>> Start

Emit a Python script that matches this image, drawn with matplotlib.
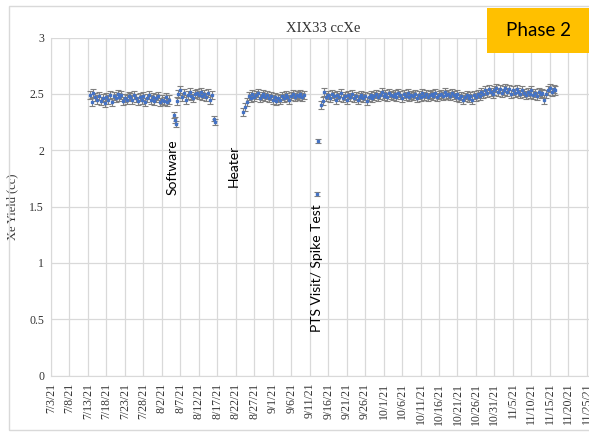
import matplotlib
matplotlib.use("Agg")
import matplotlib.pyplot as plt
from matplotlib.patches import Rectangle
import pandas as pd

# ---- data ----
seg1_start = "2021-07-13 12:00"
seg1 = [2.49, 2.43, 2.51, 2.47, 2.45, 2.48, 2.44, 2.46, 2.42, 2.47,
        2.45, 2.49, 2.43, 2.48, 2.46, 2.50, 2.47, 2.49, 2.44, 2.46,
        2.45, 2.48, 2.47, 2.45, 2.49, 2.46, 2.44, 2.47, 2.45, 2.48,
        2.43, 2.46, 2.49, 2.45, 2.47, 2.44, 2.46, 2.48, 2.43, 2.45,
        2.44, 2.47, 2.43, 2.45]

dip1_dates = ["2021-08-05 06:00", "2021-08-05 12:00", "2021-08-05 18:00"]
dip1 = [2.31, 2.27, 2.23]

seg2_start = "2021-08-06 00:00"
seg2 = [2.44, 2.50, 2.53, 2.47, 2.51, 2.45, 2.49, 2.52, 2.48, 2.46,
        2.50, 2.51, 2.49, 2.52, 2.48, 2.50, 2.47, 2.51, 2.45, 2.49]

dip2_dates = ["2021-08-16 00:00", "2021-08-16 06:00"]
dip2 = [2.28, 2.25]

seg3_start = "2021-08-24 00:00"
seg3 = [2.34, 2.38, 2.43, 2.48, 2.46, 2.50, 2.47, 2.49, 2.51, 2.46,
        2.48, 2.50, 2.47, 2.49, 2.46, 2.48, 2.45, 2.47, 2.44, 2.46,
        2.45, 2.48, 2.46, 2.49, 2.47, 2.45, 2.48, 2.50, 2.47, 2.49,
        2.48, 2.50, 2.47, 2.49]

pts_dates = ["2021-09-13 06:00", "2021-09-13 00:00"]
pts = [2.08, 1.61]

seg4_start = "2021-09-14 00:00"
seg4 = [2.40, 2.44, 2.52, 2.47, 2.49, 2.46, 2.50, 2.48, 2.45, 2.49,
        2.47, 2.51, 2.46, 2.48, 2.45, 2.49, 2.47, 2.50, 2.46, 2.48,
        2.45, 2.47, 2.49, 2.46, 2.48, 2.44, 2.47, 2.49, 2.46, 2.48,
        2.50, 2.47, 2.49, 2.52, 2.48, 2.50, 2.47, 2.51, 2.49, 2.48,
        2.50, 2.47, 2.51, 2.49, 2.46, 2.50, 2.48, 2.51, 2.47, 2.49,
        2.48, 2.50, 2.46, 2.49, 2.47, 2.51, 2.48, 2.50, 2.47, 2.49,
        2.50, 2.48, 2.51, 2.47, 2.49, 2.50, 2.48, 2.52, 2.49, 2.50,
        2.48, 2.51, 2.49, 2.47, 2.50, 2.46, 2.48, 2.45, 2.47, 2.49,
        2.46, 2.48, 2.45, 2.49, 2.47, 2.50, 2.48, 2.52, 2.50, 2.53,
        2.51, 2.54, 2.52, 2.50, 2.53, 2.55, 2.52, 2.54, 2.51, 2.53,
        2.55, 2.52, 2.54, 2.50, 2.53, 2.51, 2.54, 2.52, 2.50, 2.53,
        2.51, 2.49, 2.52, 2.50, 2.53, 2.49, 2.51, 2.48, 2.52, 2.50,
        2.51, 2.45, 2.50, 2.53, 2.55, 2.52, 2.54, 2.53]

err_main = 0.036
err_single = 0.025
err_pts = 0.02

events = ["Software", "Heater", "PTS Visit/ Spike Test"]
event_x = ["2021-08-04 19:00", "2021-08-21 08:00", "2021-09-13 00:00"]
event_y = [1.605, 1.676, 0.388]

tick_start = "2021-07-03"
tick_end = "2021-11-25"

BLUE = "#4472C4"
GRAY = "#7f7f7f"
GRID = "#d9d9d9"
TXT = "#333333"

fig = plt.figure(figsize=(5.89, 4.33), dpi=100)
ax = fig.add_axes([51 / 589, 57.3 / 433, 538 / 589, 338.2 / 433])

# outer chart frame
fig.patches.append(Rectangle((9 / 589, 3 / 433), 1.0, 424 / 433,
                             transform=fig.transFigure, fill=False,
                             edgecolor=GRID, lw=1.0))


def draw(dates, vals, err):
    ax.errorbar(pd.to_datetime(dates), vals, yerr=err, fmt="s", ms=1.8,
                color=BLUE, ecolor=GRAY, elinewidth=0.8, capsize=2,
                capthick=0.8, zorder=3)


for start, vals in [(seg1_start, seg1), (seg2_start, seg2),
                    (seg3_start, seg3), (seg4_start, seg4)]:
    draw(pd.date_range(start, periods=len(vals), freq="12h"), vals, err_main)

draw(dip1_dates, dip1, err_single)
draw(dip2_dates, dip2, err_single)
draw(pts_dates, pts, err_pts)

for label, x, y in zip(events, event_x, event_y):
    ax.text(pd.Timestamp(x), y, label, rotation=90, ha="center",
            va="bottom", fontsize=10, family="Lato", color="black")

ticks = pd.date_range(tick_start, tick_end, freq="5D")
ax.set_xticks(ticks)
ax.set_xticklabels([f"{d.month}/{d.day}/21" for d in ticks], rotation=90,
                   fontsize=8.5, family="Liberation Serif", color=TXT)
ax.set_xlim(pd.Timestamp(tick_start), pd.Timestamp(tick_start) + pd.Timedelta(days=145.6))
ax.set_ylim(0, 3)
ax.set_yticks([0, 0.5, 1, 1.5, 2, 2.5, 3])
ax.set_yticklabels(["0", "0.5", "1", "1.5", "2", "2.5", "3"],
                   fontsize=8.5, family="Liberation Serif", color=TXT)
ax.tick_params(length=0, pad=5)
ax.grid(True, color=GRID, lw=0.9)
ax.set_axisbelow(True)
for s in ["top", "right"]:
    ax.spines[s].set_visible(False)
for s in ["left", "bottom"]:
    ax.spines[s].set_color(GRID)

ax.set_ylabel("Xe Yield (cc)", fontsize=9, family="Liberation Serif", color=TXT)
ax.yaxis.set_label_coords(-0.061, 0.5)

fig.text(323.5 / 589, 405 / 433, "XIX33 ccXe", ha="center", va="center",
         fontsize=10.5, family="Liberation Serif", color=TXT)

# Phase 2 box
fig.patches.append(Rectangle((487 / 589, 380 / 433), 110 / 589, 45 / 433,
                             transform=fig.transFigure, facecolor="#FFC000",
                             edgecolor="none", zorder=5))
fig.text(539 / 589, 402 / 433, "Phase 2", ha="center", va="center",
         fontsize=13.5, family="Lato", color="black", zorder=6)

fig.savefig("out.png", dpi=100)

>> End

Write out again, exactly, the lines from the start of the listing up to the line containing "pts = [2.08, 1.61]", with both ends and without pictures.

EXERCISE RESPONSE>
Emit a Python script that matches this image, drawn with matplotlib.
import matplotlib
matplotlib.use("Agg")
import matplotlib.pyplot as plt
from matplotlib.patches import Rectangle
import pandas as pd

# ---- data ----
seg1_start = "2021-07-13 12:00"
seg1 = [2.49, 2.43, 2.51, 2.47, 2.45, 2.48, 2.44, 2.46, 2.42, 2.47,
        2.45, 2.49, 2.43, 2.48, 2.46, 2.50, 2.47, 2.49, 2.44, 2.46,
        2.45, 2.48, 2.47, 2.45, 2.49, 2.46, 2.44, 2.47, 2.45, 2.48,
        2.43, 2.46, 2.49, 2.45, 2.47, 2.44, 2.46, 2.48, 2.43, 2.45,
        2.44, 2.47, 2.43, 2.45]

dip1_dates = ["2021-08-05 06:00", "2021-08-05 12:00", "2021-08-05 18:00"]
dip1 = [2.31, 2.27, 2.23]

seg2_start = "2021-08-06 00:00"
seg2 = [2.44, 2.50, 2.53, 2.47, 2.51, 2.45, 2.49, 2.52, 2.48, 2.46,
        2.50, 2.51, 2.49, 2.52, 2.48, 2.50, 2.47, 2.51, 2.45, 2.49]

dip2_dates = ["2021-08-16 00:00", "2021-08-16 06:00"]
dip2 = [2.28, 2.25]

seg3_start = "2021-08-24 00:00"
seg3 = [2.34, 2.38, 2.43, 2.48, 2.46, 2.50, 2.47, 2.49, 2.51, 2.46,
        2.48, 2.50, 2.47, 2.49, 2.46, 2.48, 2.45, 2.47, 2.44, 2.46,
        2.45, 2.48, 2.46, 2.49, 2.47, 2.45, 2.48, 2.50, 2.47, 2.49,
        2.48, 2.50, 2.47, 2.49]

pts_dates = ["2021-09-13 06:00", "2021-09-13 00:00"]
pts = [2.08, 1.61]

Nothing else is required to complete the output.